Realmente sentí aquel encuentro casi sobrenatural, un sueño dentro de algo que proyectaba mágicamente los rasgos de una vida anterior. Un sueño exótico en el espacio de un infinito. De la lucidez del secreto de aquel hombre taciturno, emergió en sus breves palabras, el alejamiento del infierno. Fue inevitable rechazar su confesión, y principalmente oponerse a la sentencia divina.

El recuerdo apaciguador persistió antes de que me inquietaran los designios del inverosímil castigo. Su decisión de tener que cortarse la mano derecha para nunca volver a utilizarla en la escritura, tampoco tener la posibilidad de llenar los vasos y brindar por los buenos momentos que nos regalaba la vida, simbolizó el único camino en aquel laberinto recóndito.

Bajo el influjo de la inspiración de haber escuchado a Dios, Edward Stachura no tuvo más refugio que buscar la bendición entre los santos y vírgenes. Era sin duda la inquebrantable despedida. Desde aquella ocasión llegué a sentir, que la infinita dimensión de nuestra existencia, mostraba la fugacidad existencial en las líneas, las cuales atravesaban las manos, sellando el destino del poeta, frente a su tenaz decisión de aceptar la voluntad divina.

Años más tarde, estuve una temporada en Turín, y comprendí que Edward Stachura, se propuso intentar dominar la poesía, que transformó en canciones para comunicarse con la mayor parte de lectores. Lo cual le permitió evadir la burla o consagración, y los honores de la fama. Con este razonamiento decidí viajar a la celebración del carnaval de Venecia. Entre la aburrición y el agotamiento, pasé varios días disfrazado con un traje de arlequín con ropa de colores y una máscara blanca.

Después aproveché aquel tiempo y regresé a Turín. Al salir de la estación Puerta Nueva, me hospedé una noche en el hotel Roma. Por la mañana tomé varias fotografías de la placa que advertía de la muerte de Cesare Pavese. Con estas imágenes concluí dejar en el olvido la escritura del ensayo sobre los escritores suicidas.
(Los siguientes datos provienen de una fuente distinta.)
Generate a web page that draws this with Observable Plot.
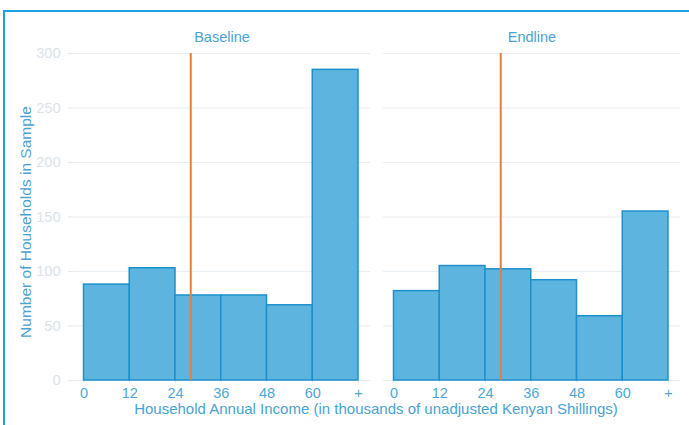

Recogí mis pertenencias, y me fui a vivir una temporada en la casa de Alberto Guaraldo, situada en la avenida Lecce número 70, muy cerca del edificio donde Emilio Salgari escribió: "A mis editores: A vosotros, que os habéis enriquecido con mi piel, manteniéndome a mí y a mi familia en una continua semi-miseria o aún peor, sólo os pido que en compensación por las ganancias que os he proporcionado, os ocupéis de los gastos de mis funerales. Os saludo rompiendo la pluma".

Sin embargo, la bendición llegó en octubre, porque con su hermano Alfredo fui a Ivrea, a participar en la vendimia de aquel otoño. Entre los viñedos, pude oprimir un puñado de tierra con restos de fósiles marinos, que le enseñé a mis compañeros, y entonces Alfredo compartió su idea de que el diluvio universal había caído sobre esta parte de Italia. Sólo pude alzar los ojos hacia el cielo azul, y tuve la certeza de sentir la mirada del poeta.